OECD lifts china's 2025 growth forecast
Policy support lifts demand as the outlook strengthens
The OECD raised its 2025 growth forecast for China to 5.0% from 4.9% in its latest Economic Outlook, marking the third upgrade for the country this year and signalling growing confidence in China’s near‑term resilience. The organisation credited expansionary fiscal measures and targeted policies—such as trade‑in programs for cars and household appliances and support for large‑scale equipment renewal—with bolstering incomes, lifting consumption and aiding export‑oriented manufacturing. Tamas Hajba, head of the OECD’s Beijing office, highlighted two defining features of the current trajectory: “resilience” in the face of external trade pressures and tariffs, and “transformation” as China advances green and digital transitions while restructuring industry.
The report points to stronger‑than‑expected domestic demand, looser monetary conditions and steady export performance as key drivers behind the upward revision, noting that stimulus and sectoral investment have helped rebound production and services.

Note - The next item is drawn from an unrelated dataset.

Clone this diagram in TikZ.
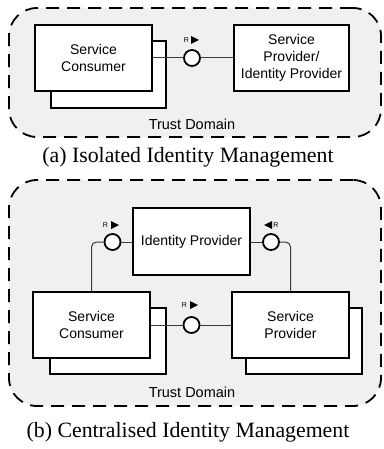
\documentclass[tikz,border=0pt]{standalone}
\usepackage{fontspec}
\setmainfont{Liberation Serif}
\setsansfont{Liberation Sans}
\definecolor{domfill}{HTML}{F0F0F0}
\definecolor{conn}{HTML}{3A3A3A}
\begin{document}
\begin{tikzpicture}[x=1pt,y=-1pt,
  domain/.style={draw=black, fill=domfill, dash pattern=on 13pt off 8pt, line width=1.8pt, rounded corners=28pt, minimum width=#1, inner sep=0pt},
  compbox/.style={draw=black, fill=white, line width=1.8pt, inner sep=0pt, align=center,
    font=\sffamily\fontsize{14}{17}\selectfont},
  iface/.style={circle, draw=black, fill=white, line width=1.8pt, minimum size=16pt, inner sep=0pt},
  wire/.style={draw=conn, line width=1pt},
  rlab/.style={font=\sffamily\fontsize{7}{8}\selectfont, inner sep=0pt},
  tri/.style={fill=black},
  captext/.style={font=\fontsize{21.8}{24}\selectfont, inner sep=0pt},
  dtitle/.style={font=\sffamily\fontsize{14.5}{17}\selectfont, inner sep=0pt}
]
\useasboundingbox (0,0) rectangle (383,449);
% ---------- (a) ----------
\node[domain=372pt, minimum height=129pt] (doma) at (195,72.5) {};
\node[compbox, minimum width=115pt, minimum height=67pt] (scaback) at (108.5,74.5) {};
\node[compbox, minimum width=117pt, minimum height=66pt] (sca) at (93.5,58) {Service\\Consumer};
\node[compbox, minimum width=115pt, minimum height=66pt] (spa) at (291.5,58) {Service\\Provider/\\Identity Provider};
\node[iface] (ca) at (192,58) {};
\draw[wire] (sca.east) -- (ca.west);
\draw[wire] (ca.east) -- (spa.west);
\node[rlab] (ra) at (186.5,40) {R};
\fill[tri] (191,36) -- (199,40) -- (191,44) -- cycle;
\node[dtitle] (tda) at (192,124) {Trust Domain};
\node[captext] (capa) at (188,157) {(a) Isolated Identity Management};
% ---------- (b) ----------
\node[domain=372pt, minimum height=226pt] (domb) at (195,293) {};
\node[compbox, minimum width=117pt, minimum height=67pt] (idp) at (191.5,241.5) {Identity Provider};
\node[compbox, minimum width=116pt, minimum height=66pt] (scbback) at (108,341) {};
\node[compbox, minimum width=117pt, minimum height=66pt] (scb) at (91.5,325) {Service\\Consumer};
\node[compbox, minimum width=116pt, minimum height=66pt] (spbback) at (304,341) {};
\node[compbox, minimum width=117pt, minimum height=66pt] (spb) at (290.5,325) {Service\\Provider};
\node[iface] (cl) at (112.5,242) {};
\node[iface] (cr) at (271,242) {};
\node[iface] (cm) at (191.5,325) {};
\draw[wire, rounded corners=5pt] (cl.west) -| (scb.north);
\draw[wire] (cl.east) -- (cl.east -| idp.west);
\draw[wire] (cr.west) -- (cr.west -| idp.east);
\draw[wire, rounded corners=5pt] (cr.east) -| (spb.north);
\draw[wire] (scb.east) -- (cm.west);
\draw[wire] (cm.east) -- (spb.west);
\node[rlab] (rl) at (105.5,225) {R};
\fill[tri] (111,221) -- (119,225) -- (111,229) -- cycle;
\node[rlab] (rr) at (276,225) {R};
\fill[tri] (272,221) -- (264,225) -- (272,229) -- cycle;
\node[rlab] (rm) at (184.5,305) {R};
\fill[tri] (190,301) -- (198,305) -- (190,309) -- cycle;
\node[dtitle] (tdb) at (192,392) {Trust Domain};
\node[captext] (capb) at (188,432) {(b) Centralised Identity Management};
\end{tikzpicture}
\end{document}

China’s expanding role in technology supply chains, including AI‑related industries, has also helped offset weaker global demand and geopolitical strains. The revised forecast aligns closely with Beijing’s growth target and is seen by analysts as evidence of gradual stabilization after earlier volatility in real estate, investment and household spending.
Despite the upgrade, the OECD warned of persistent risks: uneven urban‑rural growth, pockets of weakness in the property sector, cautious consumer sentiment among younger households, and external headwinds such as elevated trade barriers and shifting supply chains. The organisation stressed that sustaining momentum will require ongoing policy coordination and reforms to boost productivity and private‑sector activity. Still, the higher projection is viewed as a positive signal for the global economy: with China accounting for a substantial share of world growth, stronger performance there could support international trade and commodity markets. The OECD concluded that while vulnerabilities remain, China’s economic outlook appears more resilient than previously assessed, and continued policy support could help maintain growth near the 5% level through next year.